Mary wanted a cast of her pregnant torso.
She knew I could do that kind of thing, so she asked me to help.
I went over armed with a jar of Vaseline and plaster of Paris gauze strips.
Glen and I dipped the gauze in a bowl of warm water and smoothed them onto Mary’s body from neck to thigh.
I asked Glen for a beer.
He said, “So, you’re going to feel up my wife and drink my beer.”

Mary is worried about her students at the alternative high school where she works.
They are seniors and when the baby is born she will be on leave for several weeks.
There is no question that several of her students lean on her and won’t function as well without her daily support.
She is the teacher you wish you had when you were sixteen.

Brie lives in The Carriage House at The Elms in Westerly.
He used to have his own room. Now he’s in a double.
He used to have one of my drawings over his bed. Now there’s no decoration.
I don’t know how to decode these changes.
We sit together on a small sofa across the room from a big screen TV.
Several residents sit in front of the TV watching bowling.
I talk to Brie.
He occasionally mumbles polite phrases that don’t quite match what I said.
“Yes, yes… I’m sure,” “How nice… Thank you.” “Good… yes, good.”
Soon he closes his eyes and lets his head fall to his chest.

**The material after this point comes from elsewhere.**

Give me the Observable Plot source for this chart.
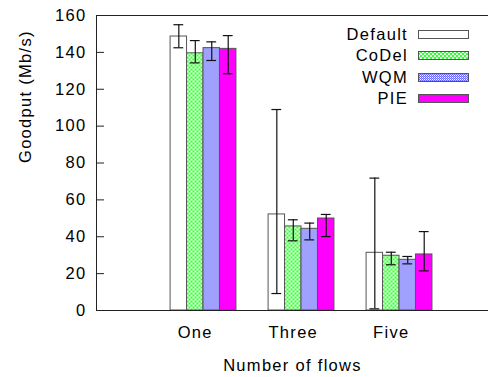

I have an image of myself teetering between Mary and Glen on one end of a seesaw and Brie on the other.
If the unit of measure is years, I’m closer to Brie.
If we use the Life-O-Meter, I’m closer to Mary and Glen.
In the wink on an eye, I could lose my grip, slide down to Brie’s end, hoist Mary and Glen up into the sky, full of life, laughing, all by themselves.

About the Portraits:
It took me awhile to find these. I had to go through a lot of old drawings, which is always a pleasant process for me. A couple of time Brie and I got together and took turns drawing each other. The top picture is one of my portraits of him and the next is one he drew of me. I think they are from about 2001. That is a guess, based in part on me looking pretty thin. I was skinny for a couple of years around that time.